> _Instructions to follow_
From the first line of the listing below to the line with "const ORANGE = 'rgba(244,108,28,0.82)';", print each line exactly, and nothing more. Leave out the pictures.

Source records:
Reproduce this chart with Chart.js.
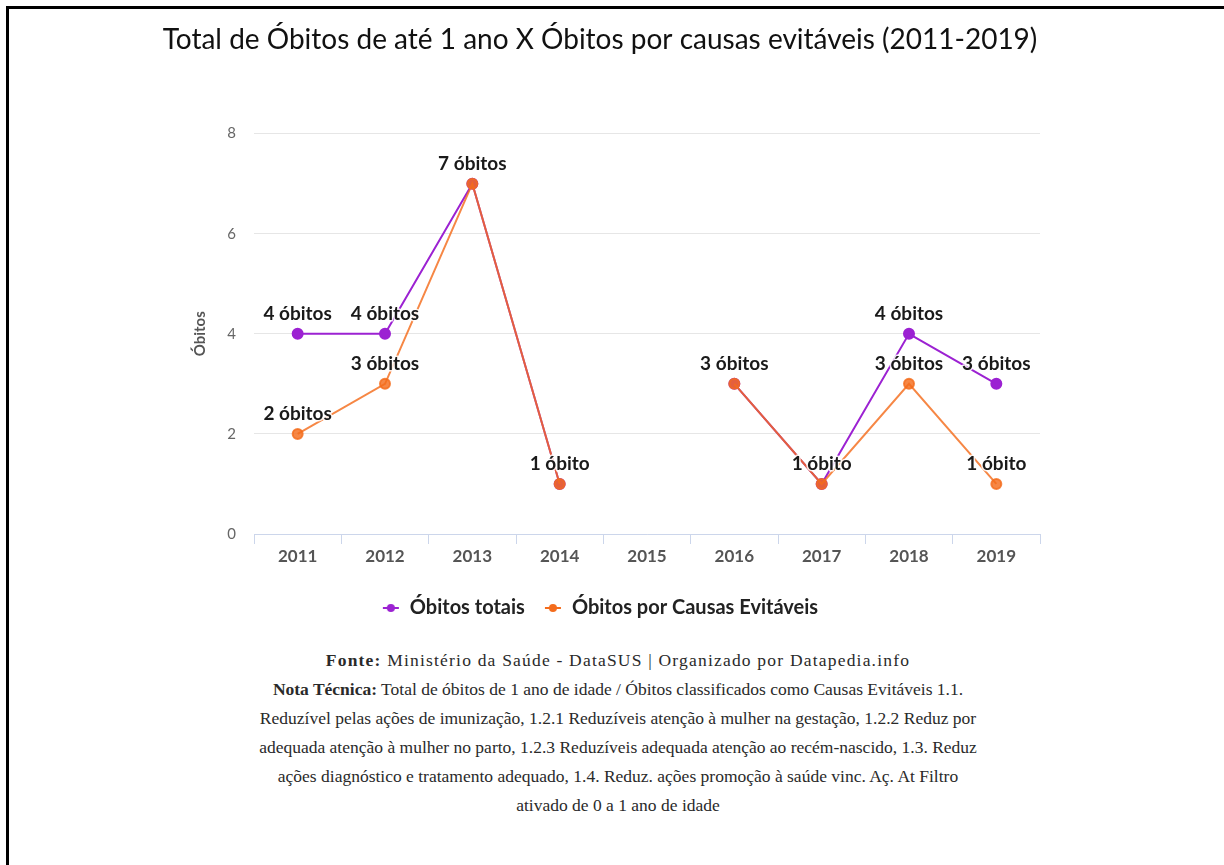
<!DOCTYPE html>
<html><head><meta charset="utf-8">
<script src="https://cdn.jsdelivr.net/npm/chart.js@4/dist/chart.umd.min.js"></script>
<style>
html,body{margin:0;padding:0;background:#fff;width:1224px;height:865px;overflow:hidden;position:relative;}
#lineTop{position:absolute;left:6px;top:6px;width:1218px;height:3px;background:#000;}
#lineLeft{position:absolute;left:6px;top:6px;width:3px;height:859px;background:#000;}
#wrap{position:absolute;left:0;top:0;width:1224px;height:635px;}
#note{position:absolute;left:8px;width:1220px;top:646px;text-align:center;font-family:'Liberation Serif','DejaVu Serif',serif;font-size:17.5px;line-height:29px;color:#2a2a2a;white-space:nowrap;}
#note b{font-weight:600;}
#note .l1{letter-spacing:1.2px;}
</style></head>
<body>
<div id="wrap"><canvas id="c" width="1224" height="635"></canvas></div>
<div id="note">
<span class="l1"><b>Fonte:</b> Ministério da Saúde - DataSUS | Organizado por Datapedia.info</span><br>
<b>Nota Técnica:</b> Total de óbitos de 1 ano de idade / Óbitos classificados como Causas Evitáveis 1.1.<br>
Reduzível pelas ações de imunização, 1.2.1 Reduzíveis atenção à mulher na gestação, 1.2.2 Reduz por<br>
adequada atenção à mulher no parto, 1.2.3 Reduzíveis adequada atenção ao recém-nascido, 1.3. Reduz<br>
ações diagnóstico e tratamento adequado, 1.4. Reduz. ações promoção à saúde vinc. Aç. At Filtro<br>
ativado de 0 a 1 ano de idade
</div>
<div id="lineTop"></div><div id="lineLeft"></div>
<script>
const categories = ['2011','2012','2013','2014','2015','2016','2017','2018','2019'];
const obitosTotais = [4, 4, 7, 1, null, 3, 1, 4, 3];
const obitosEvitaveis = [2, 3, 7, 1, null, 3, 1, 3, 1];
const yTicks = [0, 2, 4, 6, 8];
const seriesNames = ['Óbitos totais', 'Óbitos por Causas Evitáveis'];

const PURPLE = '#9c22d2';
const ORANGE = 'rgba(244,108,28,0.82)';

function legendIcon(color){
  const cv = document.createElement('canvas');
  cv.width = 18; cv.height = 12;
  const x = cv.getContext('2d');
  x.strokeStyle = color; x.lineWidth = 2;
  x.beginPath(); x.moveTo(1,6); x.lineTo(17,6); x.stroke();
  x.fillStyle = color;
  x.beginPath(); x.arc(9,6,4,0,Math.PI*2); x.fill();
  return cv;
}
const icons = [legendIcon(PURPLE), legendIcon('#f46c1c')];

const labelPlugin = {
  id: 'valueLabels',
  afterDatasetsDraw(chart){
    const ctx = chart.ctx;
    ctx.save();
    ctx.font = 'bold 19px Lato, sans-serif';
    ctx.textAlign = 'center';
    ctx.textBaseline = 'middle';
    ctx.lineJoin = 'round';
    chart.data.datasets.forEach((ds, d) => {
      const meta = chart.getDatasetMeta(d);
      ds.data.forEach((v, i) => {
        if (v === null || v === undefined) return;
        if (d === 1 && obitosTotais[i] === v) return;
        const p = meta.data[i];
        const txt = v === 1 ? '1 óbito' : v + ' óbitos';
        ctx.strokeStyle = 'rgba(255,255,255,0.85)';
        ctx.lineWidth = 3;
        ctx.strokeText(txt, p.x, p.y - 20);
        ctx.fillStyle = '#1a1a1a';
        ctx.fillText(txt, p.x, p.y - 20);
      });
    });
    ctx.restore();
  }
};

new Chart(document.getElementById('c'), {
  type: 'line',
  data: {
    labels: categories,
    datasets: [
      { label: seriesNames[0], data: obitosTotais, borderColor: PURPLE, backgroundColor: PURPLE,
        pointBackgroundColor: PURPLE, pointBorderColor: PURPLE, pointRadius: 5, borderWidth: 2,
        pointStyle: 'circle', spanGaps: false, order: 1 },
      { label: seriesNames[1], data: obitosEvitaveis, borderColor: ORANGE, backgroundColor: ORANGE,
        pointBackgroundColor: ORANGE, pointBorderColor: ORANGE, pointRadius: 5, borderWidth: 2,
        pointStyle: 'circle', spanGaps: false, order: 0 }
    ]
  },
  options: {
    responsive: false,
    animation: false,
    elements: { line: { tension: 0 } },
    layout: { padding: { left: 160, right: 184, top: 20, bottom: 7 } },
    plugins: {
      title: { display: true, text: 'Total de Óbitos de até 1 ano X Óbitos por causas evitáveis (2011-2019)',
        font: { family: 'Lato, sans-serif', size: 28, weight: 'normal' }, color: '#111',
        padding: { top: 3, bottom: 77 } },
      legend: { position: 'bottom',
        labels: { usePointStyle: true, color: '#222', font: { family: 'Lato, sans-serif', size: 20, weight: 'bold' },
          padding: 19, boxWidth: 18,
          sort: (a, b) => a.datasetIndex - b.datasetIndex,
          generateLabels: (chart) => {
            const items = Chart.defaults.plugins.legend.labels.generateLabels(chart);
            items.forEach(it => { it.pointStyle = icons[it.datasetIndex]; });
            return items;
          } } },
      tooltip: { enabled: false }
    },
    scales: {
      x: {
        offset: true,
        grid: { offset: true, drawOnChartArea: false, drawTicks: true, tickLength: 10, color: '#ccd6eb' },
        border: { color: '#ccd6eb' },
        ticks: { color: '#555', font: { family: 'Lato, sans-serif', size: 17, weight: 'bold' }, padding: 2 },
        afterFit: s => { s.height = 45; }
      },
      y: {
        min: 0, max: 8,
        afterBuildTicks: s => { s.ticks = yTicks.map(v => ({ value: v })); },
        grid: { color: '#e6e6e6', drawTicks: false },
        border: { display: false },
        ticks: { color: '#666', font: { family: 'Lato, sans-serif', size: 15 }, padding: 18 },
        title: { display: true, text: 'Óbitos', color: '#555', font: { family: 'Lato, sans-serif', size: 15, weight: 'bold' },
          padding: { top: 31, bottom: 0 } },
        afterFit: s => { s.width = 94; }
      }
    }
  },
  plugins: [labelPlugin]
});
</script>
</body></html>
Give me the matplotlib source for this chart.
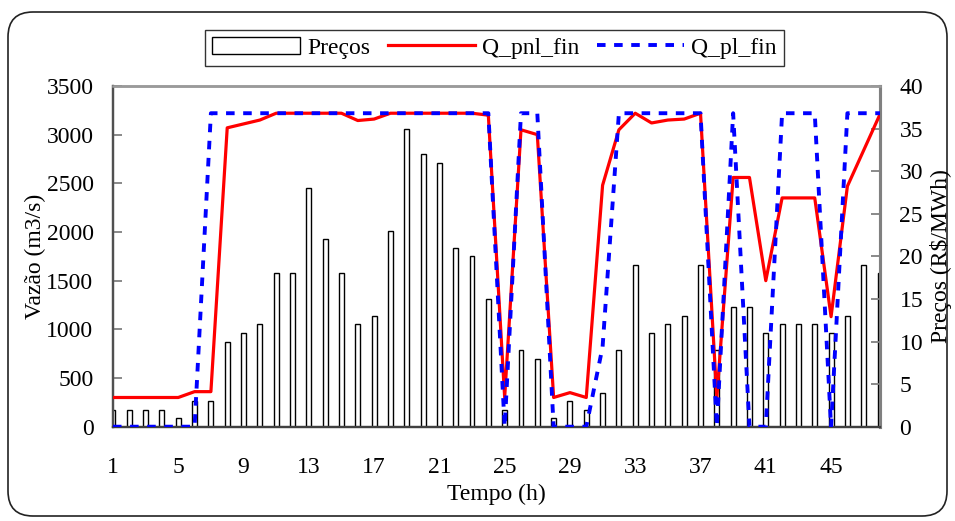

> _Result_
Reproduce this chart with Chart.js.
<!DOCTYPE html>
<html><head><meta charset="utf-8">
<script src="https://cdn.jsdelivr.net/npm/chart.js@4/dist/chart.umd.min.js"></script>
<style>
html,body{margin:0;padding:0;background:#fff;width:1224px;height:865px;overflow:hidden;position:relative;}
#lineTop{position:absolute;left:6px;top:6px;width:1218px;height:3px;background:#000;}
#lineLeft{position:absolute;left:6px;top:6px;width:3px;height:859px;background:#000;}
#wrap{position:absolute;left:0;top:0;width:1224px;height:635px;}
#note{position:absolute;left:8px;width:1220px;top:646px;text-align:center;font-family:'Liberation Serif','DejaVu Serif',serif;font-size:17.5px;line-height:29px;color:#2a2a2a;white-space:nowrap;}
#note b{font-weight:600;}
#note .l1{letter-spacing:1.2px;}
</style></head>
<body>
<div id="wrap"><canvas id="c" width="1224" height="635"></canvas></div>
<div id="note">
<span class="l1"><b>Fonte:</b> Ministério da Saúde - DataSUS | Organizado por Datapedia.info</span><br>
<b>Nota Técnica:</b> Total de óbitos de 1 ano de idade / Óbitos classificados como Causas Evitáveis 1.1.<br>
Reduzível pelas ações de imunização, 1.2.1 Reduzíveis atenção à mulher na gestação, 1.2.2 Reduz por<br>
adequada atenção à mulher no parto, 1.2.3 Reduzíveis adequada atenção ao recém-nascido, 1.3. Reduz<br>
ações diagnóstico e tratamento adequado, 1.4. Reduz. ações promoção à saúde vinc. Aç. At Filtro<br>
ativado de 0 a 1 ano de idade
</div>
<div id="lineTop"></div><div id="lineLeft"></div>
<script>
const categories = ['2011','2012','2013','2014','2015','2016','2017','2018','2019'];
const obitosTotais = [4, 4, 7, 1, null, 3, 1, 4, 3];
const obitosEvitaveis = [2, 3, 7, 1, null, 3, 1, 3, 1];
const yTicks = [0, 2, 4, 6, 8];
const seriesNames = ['Óbitos totais', 'Óbitos por Causas Evitáveis'];

const PURPLE = '#9c22d2';
const ORANGE = 'rgba(244,108,28,0.82)';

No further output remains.